Exercise objective:
Reproduce all the entries exactly.

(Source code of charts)
=-=-=

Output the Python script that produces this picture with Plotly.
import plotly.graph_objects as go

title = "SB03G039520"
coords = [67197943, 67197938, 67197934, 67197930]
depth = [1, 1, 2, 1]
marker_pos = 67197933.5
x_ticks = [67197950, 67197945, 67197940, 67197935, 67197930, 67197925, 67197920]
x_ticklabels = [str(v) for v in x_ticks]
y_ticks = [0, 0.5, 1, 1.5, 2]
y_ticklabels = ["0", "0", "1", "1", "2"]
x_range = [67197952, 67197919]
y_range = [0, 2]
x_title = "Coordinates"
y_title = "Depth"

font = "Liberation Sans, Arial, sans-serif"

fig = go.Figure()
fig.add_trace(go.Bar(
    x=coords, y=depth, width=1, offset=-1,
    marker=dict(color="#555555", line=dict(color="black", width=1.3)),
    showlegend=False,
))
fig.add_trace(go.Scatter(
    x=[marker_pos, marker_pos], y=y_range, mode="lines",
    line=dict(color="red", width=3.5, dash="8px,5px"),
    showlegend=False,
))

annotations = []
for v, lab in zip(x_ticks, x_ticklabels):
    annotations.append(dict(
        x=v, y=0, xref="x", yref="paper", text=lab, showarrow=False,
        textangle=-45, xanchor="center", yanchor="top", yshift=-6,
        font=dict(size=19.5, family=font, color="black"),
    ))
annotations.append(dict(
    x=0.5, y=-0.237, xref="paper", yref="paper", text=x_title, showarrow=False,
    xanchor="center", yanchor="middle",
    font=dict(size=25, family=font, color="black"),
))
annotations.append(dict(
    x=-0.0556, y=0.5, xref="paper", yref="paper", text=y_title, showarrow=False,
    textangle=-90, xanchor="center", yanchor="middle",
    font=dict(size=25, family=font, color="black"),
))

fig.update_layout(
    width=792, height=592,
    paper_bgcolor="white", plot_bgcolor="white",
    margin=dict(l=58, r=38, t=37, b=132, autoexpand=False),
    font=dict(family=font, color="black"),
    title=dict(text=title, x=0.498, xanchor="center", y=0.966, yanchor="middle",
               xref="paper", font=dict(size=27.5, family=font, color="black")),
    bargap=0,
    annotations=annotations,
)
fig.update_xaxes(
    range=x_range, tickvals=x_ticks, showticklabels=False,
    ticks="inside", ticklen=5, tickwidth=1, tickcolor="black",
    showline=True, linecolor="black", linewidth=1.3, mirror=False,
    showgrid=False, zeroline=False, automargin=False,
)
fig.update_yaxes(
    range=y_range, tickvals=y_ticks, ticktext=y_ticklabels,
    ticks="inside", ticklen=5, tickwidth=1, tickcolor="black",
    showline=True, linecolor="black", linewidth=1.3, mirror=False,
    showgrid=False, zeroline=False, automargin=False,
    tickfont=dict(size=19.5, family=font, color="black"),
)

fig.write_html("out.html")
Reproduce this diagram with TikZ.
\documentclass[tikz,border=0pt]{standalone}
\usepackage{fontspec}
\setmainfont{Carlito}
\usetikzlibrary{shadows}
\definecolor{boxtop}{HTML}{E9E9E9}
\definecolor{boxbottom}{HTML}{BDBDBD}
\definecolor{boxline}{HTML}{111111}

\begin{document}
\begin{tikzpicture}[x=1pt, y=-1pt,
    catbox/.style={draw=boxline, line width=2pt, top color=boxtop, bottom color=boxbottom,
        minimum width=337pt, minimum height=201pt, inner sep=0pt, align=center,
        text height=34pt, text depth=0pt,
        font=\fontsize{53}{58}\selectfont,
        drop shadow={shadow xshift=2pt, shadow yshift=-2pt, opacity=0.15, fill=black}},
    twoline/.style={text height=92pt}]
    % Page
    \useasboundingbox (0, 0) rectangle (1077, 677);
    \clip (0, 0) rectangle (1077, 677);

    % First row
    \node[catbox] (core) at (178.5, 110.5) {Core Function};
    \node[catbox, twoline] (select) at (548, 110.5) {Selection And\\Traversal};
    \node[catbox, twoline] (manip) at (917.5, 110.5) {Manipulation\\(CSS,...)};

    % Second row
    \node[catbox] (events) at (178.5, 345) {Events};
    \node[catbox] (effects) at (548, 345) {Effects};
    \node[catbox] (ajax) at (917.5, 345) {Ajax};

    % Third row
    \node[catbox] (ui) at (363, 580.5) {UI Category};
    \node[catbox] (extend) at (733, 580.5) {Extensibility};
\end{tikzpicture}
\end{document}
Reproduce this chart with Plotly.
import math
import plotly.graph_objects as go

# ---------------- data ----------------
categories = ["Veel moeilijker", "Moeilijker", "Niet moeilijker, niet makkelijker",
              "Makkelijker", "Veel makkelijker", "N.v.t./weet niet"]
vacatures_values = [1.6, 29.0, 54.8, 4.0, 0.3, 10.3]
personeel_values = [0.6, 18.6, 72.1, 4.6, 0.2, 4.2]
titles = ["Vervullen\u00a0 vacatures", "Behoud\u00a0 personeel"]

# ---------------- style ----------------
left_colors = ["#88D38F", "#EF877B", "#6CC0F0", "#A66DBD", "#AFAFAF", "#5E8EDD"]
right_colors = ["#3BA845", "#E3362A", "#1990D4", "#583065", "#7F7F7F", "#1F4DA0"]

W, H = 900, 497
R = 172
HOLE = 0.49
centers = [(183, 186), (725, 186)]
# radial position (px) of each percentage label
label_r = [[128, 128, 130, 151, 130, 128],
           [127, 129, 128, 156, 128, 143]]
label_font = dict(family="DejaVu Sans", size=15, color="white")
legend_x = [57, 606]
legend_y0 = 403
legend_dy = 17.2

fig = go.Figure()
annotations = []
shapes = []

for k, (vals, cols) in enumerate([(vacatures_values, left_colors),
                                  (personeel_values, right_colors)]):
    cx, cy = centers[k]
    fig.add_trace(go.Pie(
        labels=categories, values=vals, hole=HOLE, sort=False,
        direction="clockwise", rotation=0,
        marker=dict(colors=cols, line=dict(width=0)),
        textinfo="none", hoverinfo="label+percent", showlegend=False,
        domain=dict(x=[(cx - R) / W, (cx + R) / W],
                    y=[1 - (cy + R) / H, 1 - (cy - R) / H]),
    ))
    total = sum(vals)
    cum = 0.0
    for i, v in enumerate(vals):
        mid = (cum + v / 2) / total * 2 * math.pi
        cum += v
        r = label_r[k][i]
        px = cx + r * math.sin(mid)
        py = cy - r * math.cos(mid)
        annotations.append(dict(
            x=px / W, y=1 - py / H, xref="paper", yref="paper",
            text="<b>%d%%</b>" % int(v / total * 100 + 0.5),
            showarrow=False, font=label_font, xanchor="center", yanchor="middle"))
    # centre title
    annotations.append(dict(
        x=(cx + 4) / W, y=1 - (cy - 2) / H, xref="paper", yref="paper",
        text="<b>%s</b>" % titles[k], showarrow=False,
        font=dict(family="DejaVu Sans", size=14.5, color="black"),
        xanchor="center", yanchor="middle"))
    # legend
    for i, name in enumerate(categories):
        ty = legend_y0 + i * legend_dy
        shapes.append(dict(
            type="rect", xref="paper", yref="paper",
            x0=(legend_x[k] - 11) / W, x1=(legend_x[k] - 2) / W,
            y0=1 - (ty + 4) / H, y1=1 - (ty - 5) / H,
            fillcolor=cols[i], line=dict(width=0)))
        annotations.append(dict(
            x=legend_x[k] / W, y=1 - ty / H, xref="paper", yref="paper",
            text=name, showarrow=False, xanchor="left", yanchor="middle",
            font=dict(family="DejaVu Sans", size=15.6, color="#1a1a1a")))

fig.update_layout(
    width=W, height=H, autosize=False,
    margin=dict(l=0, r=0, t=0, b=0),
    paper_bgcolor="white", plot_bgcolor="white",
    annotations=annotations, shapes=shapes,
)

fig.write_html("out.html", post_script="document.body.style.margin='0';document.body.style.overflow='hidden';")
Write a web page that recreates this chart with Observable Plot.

=-=-=

The output:
Output the Python script that produces this picture with Plotly.
import plotly.graph_objects as go

title = "SB03G039520"
coords = [67197943, 67197938, 67197934, 67197930]
depth = [1, 1, 2, 1]
marker_pos = 67197933.5
x_ticks = [67197950, 67197945, 67197940, 67197935, 67197930, 67197925, 67197920]
x_ticklabels = [str(v) for v in x_ticks]
y_ticks = [0, 0.5, 1, 1.5, 2]
y_ticklabels = ["0", "0", "1", "1", "2"]
x_range = [67197952, 67197919]
y_range = [0, 2]
x_title = "Coordinates"
y_title = "Depth"

font = "Liberation Sans, Arial, sans-serif"

fig = go.Figure()
fig.add_trace(go.Bar(
    x=coords, y=depth, width=1, offset=-1,
    marker=dict(color="#555555", line=dict(color="black", width=1.3)),
    showlegend=False,
))
fig.add_trace(go.Scatter(
    x=[marker_pos, marker_pos], y=y_range, mode="lines",
    line=dict(color="red", width=3.5, dash="8px,5px"),
    showlegend=False,
))

annotations = []
for v, lab in zip(x_ticks, x_ticklabels):
    annotations.append(dict(
        x=v, y=0, xref="x", yref="paper", text=lab, showarrow=False,
        textangle=-45, xanchor="center", yanchor="top", yshift=-6,
        font=dict(size=19.5, family=font, color="black"),
    ))
annotations.append(dict(
    x=0.5, y=-0.237, xref="paper", yref="paper", text=x_title, showarrow=False,
    xanchor="center", yanchor="middle",
    font=dict(size=25, family=font, color="black"),
))
annotations.append(dict(
    x=-0.0556, y=0.5, xref="paper", yref="paper", text=y_title, showarrow=False,
    textangle=-90, xanchor="center", yanchor="middle",
    font=dict(size=25, family=font, color="black"),
))

fig.update_layout(
    width=792, height=592,
    paper_bgcolor="white", plot_bgcolor="white",
    margin=dict(l=58, r=38, t=37, b=132, autoexpand=False),
    font=dict(family=font, color="black"),
    title=dict(text=title, x=0.498, xanchor="center", y=0.966, yanchor="middle",
               xref="paper", font=dict(size=27.5, family=font, color="black")),
    bargap=0,
    annotations=annotations,
)
fig.update_xaxes(
    range=x_range, tickvals=x_ticks, showticklabels=False,
    ticks="inside", ticklen=5, tickwidth=1, tickcolor="black",
    showline=True, linecolor="black", linewidth=1.3, mirror=False,
    showgrid=False, zeroline=False, automargin=False,
)
fig.update_yaxes(
    range=y_range, tickvals=y_ticks, ticktext=y_ticklabels,
    ticks="inside", ticklen=5, tickwidth=1, tickcolor="black",
    showline=True, linecolor="black", linewidth=1.3, mirror=False,
    showgrid=False, zeroline=False, automargin=False,
    tickfont=dict(size=19.5, family=font, color="black"),
)

fig.write_html("out.html")
Reproduce this diagram with TikZ.
\documentclass[tikz,border=0pt]{standalone}
\usepackage{fontspec}
\setmainfont{Carlito}
\usetikzlibrary{shadows}
\definecolor{boxtop}{HTML}{E9E9E9}
\definecolor{boxbottom}{HTML}{BDBDBD}
\definecolor{boxline}{HTML}{111111}

\begin{document}
\begin{tikzpicture}[x=1pt, y=-1pt,
    catbox/.style={draw=boxline, line width=2pt, top color=boxtop, bottom color=boxbottom,
        minimum width=337pt, minimum height=201pt, inner sep=0pt, align=center,
        text height=34pt, text depth=0pt,
        font=\fontsize{53}{58}\selectfont,
        drop shadow={shadow xshift=2pt, shadow yshift=-2pt, opacity=0.15, fill=black}},
    twoline/.style={text height=92pt}]
    % Page
    \useasboundingbox (0, 0) rectangle (1077, 677);
    \clip (0, 0) rectangle (1077, 677);

    % First row
    \node[catbox] (core) at (178.5, 110.5) {Core Function};
    \node[catbox, twoline] (select) at (548, 110.5) {Selection And\\Traversal};
    \node[catbox, twoline] (manip) at (917.5, 110.5) {Manipulation\\(CSS,...)};

    % Second row
    \node[catbox] (events) at (178.5, 345) {Events};
    \node[catbox] (effects) at (548, 345) {Effects};
    \node[catbox] (ajax) at (917.5, 345) {Ajax};

    % Third row
    \node[catbox] (ui) at (363, 580.5) {UI Category};
    \node[catbox] (extend) at (733, 580.5) {Extensibility};
\end{tikzpicture}
\end{document}
Reproduce this chart with Plotly.
import math
import plotly.graph_objects as go

# ---------------- data ----------------
categories = ["Veel moeilijker", "Moeilijker", "Niet moeilijker, niet makkelijker",
              "Makkelijker", "Veel makkelijker", "N.v.t./weet niet"]
vacatures_values = [1.6, 29.0, 54.8, 4.0, 0.3, 10.3]
personeel_values = [0.6, 18.6, 72.1, 4.6, 0.2, 4.2]
titles = ["Vervullen\u00a0 vacatures", "Behoud\u00a0 personeel"]

# ---------------- style ----------------
left_colors = ["#88D38F", "#EF877B", "#6CC0F0", "#A66DBD", "#AFAFAF", "#5E8EDD"]
right_colors = ["#3BA845", "#E3362A", "#1990D4", "#583065", "#7F7F7F", "#1F4DA0"]

W, H = 900, 497
R = 172
HOLE = 0.49
centers = [(183, 186), (725, 186)]
# radial position (px) of each percentage label
label_r = [[128, 128, 130, 151, 130, 128],
           [127, 129, 128, 156, 128, 143]]
label_font = dict(family="DejaVu Sans", size=15, color="white")
legend_x = [57, 606]
legend_y0 = 403
legend_dy = 17.2

fig = go.Figure()
annotations = []
shapes = []

for k, (vals, cols) in enumerate([(vacatures_values, left_colors),
                                  (personeel_values, right_colors)]):
    cx, cy = centers[k]
    fig.add_trace(go.Pie(
        labels=categories, values=vals, hole=HOLE, sort=False,
        direction="clockwise", rotation=0,
        marker=dict(colors=cols, line=dict(width=0)),
        textinfo="none", hoverinfo="label+percent", showlegend=False,
        domain=dict(x=[(cx - R) / W, (cx + R) / W],
                    y=[1 - (cy + R) / H, 1 - (cy - R) / H]),
    ))
    total = sum(vals)
    cum = 0.0
    for i, v in enumerate(vals):
        mid = (cum + v / 2) / total * 2 * math.pi
        cum += v
        r = label_r[k][i]
        px = cx + r * math.sin(mid)
        py = cy - r * math.cos(mid)
        annotations.append(dict(
            x=px / W, y=1 - py / H, xref="paper", yref="paper",
            text="<b>%d%%</b>" % int(v / total * 100 + 0.5),
            showarrow=False, font=label_font, xanchor="center", yanchor="middle"))
    # centre title
    annotations.append(dict(
        x=(cx + 4) / W, y=1 - (cy - 2) / H, xref="paper", yref="paper",
        text="<b>%s</b>" % titles[k], showarrow=False,
        font=dict(family="DejaVu Sans", size=14.5, color="black"),
        xanchor="center", yanchor="middle"))
    # legend
    for i, name in enumerate(categories):
        ty = legend_y0 + i * legend_dy
        shapes.append(dict(
            type="rect", xref="paper", yref="paper",
            x0=(legend_x[k] - 11) / W, x1=(legend_x[k] - 2) / W,
            y0=1 - (ty + 4) / H, y1=1 - (ty - 5) / H,
            fillcolor=cols[i], line=dict(width=0)))
        annotations.append(dict(
            x=legend_x[k] / W, y=1 - ty / H, xref="paper", yref="paper",
            text=name, showarrow=False, xanchor="left", yanchor="middle",
            font=dict(family="DejaVu Sans", size=15.6, color="#1a1a1a")))

fig.update_layout(
    width=W, height=H, autosize=False,
    margin=dict(l=0, r=0, t=0, b=0),
    paper_bgcolor="white", plot_bgcolor="white",
    annotations=annotations, shapes=shapes,
)

fig.write_html("out.html", post_script="document.body.style.margin='0';document.body.style.overflow='hidden';")
Write a web page that recreates this chart with Observable Plot.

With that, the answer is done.